▸ Work required
All of the material below is to be restated word for word, apart from the pictures.

▸ Data section
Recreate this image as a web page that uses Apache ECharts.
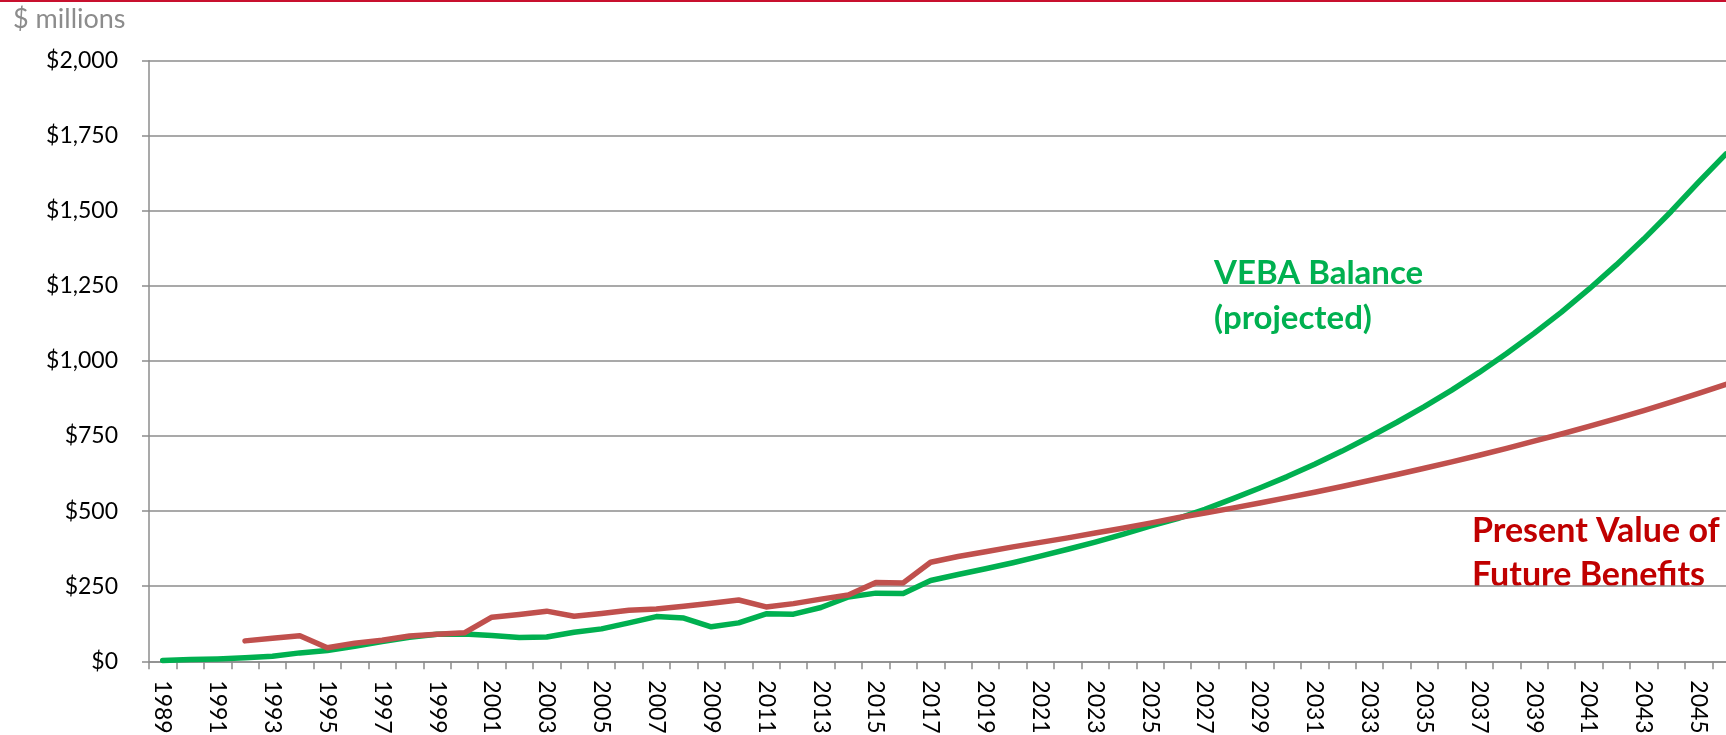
<!DOCTYPE html>
<html>
<head>
<meta charset="utf-8">
<script src="https://cdn.jsdelivr.net/npm/echarts@6/dist/echarts.min.js"></script>
<style>
html,body{margin:0;padding:0;background:#fff;}
#chart{width:1726px;height:735px;}
</style>
</head>
<body>
<div id="chart"></div>
<script>
const years = ['1989','1990','1991','1992','1993','1994','1995','1996','1997','1998',
  '1999','2000','2001','2002','2003','2004','2005','2006','2007','2008',
  '2009','2010','2011','2012','2013','2014','2015','2016','2017','2018',
  '2019','2020','2021','2022','2023','2024','2025','2026','2027','2028',
  '2029','2030','2031','2032','2033','2034','2035','2036','2037','2038',
  '2039','2040','2041','2042','2043','2044','2045','2046'];

const vebaBalance = [3,6,8,12,17,28,36,50,66,80,
  90,91,86,79,81,97,108,128,149,144,
  115,128,158,157,179,214,227,226,269,289,
  308,328,350,373,397,423,450,475,506,541,
  577,615,656,700,747,796,848,903,962,1025,
  1092,1163,1239,1320,1406,1498,1596,1690];

const pvFutureBenefits = [null,null,null,68,77,85,45,60,70,84,
  90,95,147,156,167,150,159,170,174,183,
  193,204,181,192,207,221,262,261,330,349,
  365,381,396,411,427,443,460,478,494,510,
  527,545,563,582,602,622,643,664,686,709,
  733,757,782,808,835,863,892,922];

const yTicks = [0,250,500,750,1000,1250,1500,1750,2000];

const chart = echarts.init(document.getElementById('chart'), null, {renderer:'canvas'});
const gray = '#8c8c8c';
chart.setOption({
  animation:false,
  backgroundColor:'#ffffff',
  grid:{left:149, top:60.7, width:1590.7, height:600.6, containLabel:false, outerBoundsMode:'none'},
  xAxis:{
    type:'category', data:years, boundaryGap:true,
    axisLine:{lineStyle:{color:gray, width:1.5}},
    axisTick:{show:true, interval:0, length:8, lineStyle:{color:gray, width:1.5}},
    axisLabel:{interval:1, rotate:-90, margin:19, color:'#000', fontFamily:'Lato', fontSize:23},
    splitLine:{show:false}
  },
  yAxis:{
    type:'value', min:yTicks[0], max:yTicks[yTicks.length-1], interval:250,
    axisLine:{show:true, lineStyle:{color:gray, width:1.5}},
    axisTick:{show:true, length:7, lineStyle:{color:gray, width:1.5}},
    axisLabel:{margin:31, color:'#000', fontFamily:'Lato', fontSize:23,
      formatter:function(v){return '$'+v.toLocaleString('en-US');}},
    splitLine:{show:true, lineStyle:{color:gray, width:1.5}}
  },
  series:[
    {name:'VEBA Balance', type:'line', data:vebaBalance, symbol:'none', z:3,
      lineStyle:{color:'#00B050', width:5.5, cap:'round', join:'round'}},
    {name:'Present Value of Future Benefits', type:'line', data:pvFutureBenefits, symbol:'none', z:4,
      connectNulls:false,
      lineStyle:{color:'#C0504D', width:5.5, cap:'round', join:'round'}}
  ],
  graphic:[
    {type:'rect', left:0, top:0, shape:{width:1726, height:2}, style:{fill:'#C8102E'}},
    {type:'text', x:13, y:19, style:{text:'$ millions', font:'27px Lato', fill:'#8c8c8c', verticalAlign:'middle', align:'left'}},
    {type:'text', x:1214, y:273, style:{text:'VEBA Balance', font:'bold 33px Lato', fill:'#00B050', verticalAlign:'middle', align:'left'}},
    {type:'text', x:1214, y:318, style:{text:'(projected)', font:'bold 33px Lato', fill:'#00B050', verticalAlign:'middle', align:'left'}},
    {type:'text', x:1472, y:531, style:{text:'Present Value of', font:'bold 34px Lato', fill:'#C00000', verticalAlign:'middle', align:'left'}},
    {type:'text', x:1472, y:575, style:{text:'Future Benefits', font:'bold 34px Lato', fill:'#C00000', verticalAlign:'middle', align:'left'}}
  ]
});
</script>
</body>
</html>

▸ Task response
Recreate this image as a web page that uses Apache ECharts.
<!DOCTYPE html>
<html>
<head>
<meta charset="utf-8">
<script src="https://cdn.jsdelivr.net/npm/echarts@6/dist/echarts.min.js"></script>
<style>
html,body{margin:0;padding:0;background:#fff;}
#chart{width:1726px;height:735px;}
</style>
</head>
<body>
<div id="chart"></div>
<script>
const years = ['1989','1990','1991','1992','1993','1994','1995','1996','1997','1998',
  '1999','2000','2001','2002','2003','2004','2005','2006','2007','2008',
  '2009','2010','2011','2012','2013','2014','2015','2016','2017','2018',
  '2019','2020','2021','2022','2023','2024','2025','2026','2027','2028',
  '2029','2030','2031','2032','2033','2034','2035','2036','2037','2038',
  '2039','2040','2041','2042','2043','2044','2045','2046'];

const vebaBalance = [3,6,8,12,17,28,36,50,66,80,
  90,91,86,79,81,97,108,128,149,144,
  115,128,158,157,179,214,227,226,269,289,
  308,328,350,373,397,423,450,475,506,541,
  577,615,656,700,747,796,848,903,962,1025,
  1092,1163,1239,1320,1406,1498,1596,1690];

const pvFutureBenefits = [null,null,null,68,77,85,45,60,70,84,
  90,95,147,156,167,150,159,170,174,183,
  193,204,181,192,207,221,262,261,330,349,
  365,381,396,411,427,443,460,478,494,510,
  527,545,563,582,602,622,643,664,686,709,
  733,757,782,808,835,863,892,922];

const yTicks = [0,250,500,750,1000,1250,1500,1750,2000];

const chart = echarts.init(document.getElementById('chart'), null, {renderer:'canvas'});
const gray = '#8c8c8c';
chart.setOption({
  animation:false,
  backgroundColor:'#ffffff',
  grid:{left:149, top:60.7, width:1590.7, height:600.6, containLabel:false, outerBoundsMode:'none'},
  xAxis:{
    type:'category', data:years, boundaryGap:true,
    axisLine:{lineStyle:{color:gray, width:1.5}},
    axisTick:{show:true, interval:0, length:8, lineStyle:{color:gray, width:1.5}},
    axisLabel:{interval:1, rotate:-90, margin:19, color:'#000', fontFamily:'Lato', fontSize:23},
    splitLine:{show:false}
  },
  yAxis:{
    type:'value', min:yTicks[0], max:yTicks[yTicks.length-1], interval:250,
    axisLine:{show:true, lineStyle:{color:gray, width:1.5}},
    axisTick:{show:true, length:7, lineStyle:{color:gray, width:1.5}},
    axisLabel:{margin:31, color:'#000', fontFamily:'Lato', fontSize:23,
      formatter:function(v){return '$'+v.toLocaleString('en-US');}},
    splitLine:{show:true, lineStyle:{color:gray, width:1.5}}
  },
  series:[
    {name:'VEBA Balance', type:'line', data:vebaBalance, symbol:'none', z:3,
      lineStyle:{color:'#00B050', width:5.5, cap:'round', join:'round'}},
    {name:'Present Value of Future Benefits', type:'line', data:pvFutureBenefits, symbol:'none', z:4,
      connectNulls:false,
      lineStyle:{color:'#C0504D', width:5.5, cap:'round', join:'round'}}
  ],
  graphic:[
    {type:'rect', left:0, top:0, shape:{width:1726, height:2}, style:{fill:'#C8102E'}},
    {type:'text', x:13, y:19, style:{text:'$ millions', font:'27px Lato', fill:'#8c8c8c', verticalAlign:'middle', align:'left'}},
    {type:'text', x:1214, y:273, style:{text:'VEBA Balance', font:'bold 33px Lato', fill:'#00B050', verticalAlign:'middle', align:'left'}},
    {type:'text', x:1214, y:318, style:{text:'(projected)', font:'bold 33px Lato', fill:'#00B050', verticalAlign:'middle', align:'left'}},
    {type:'text', x:1472, y:531, style:{text:'Present Value of', font:'bold 34px Lato', fill:'#C00000', verticalAlign:'middle', align:'left'}},
    {type:'text', x:1472, y:575, style:{text:'Future Benefits', font:'bold 34px Lato', fill:'#C00000', verticalAlign:'middle', align:'left'}}
  ]
});
</script>
</body>
</html>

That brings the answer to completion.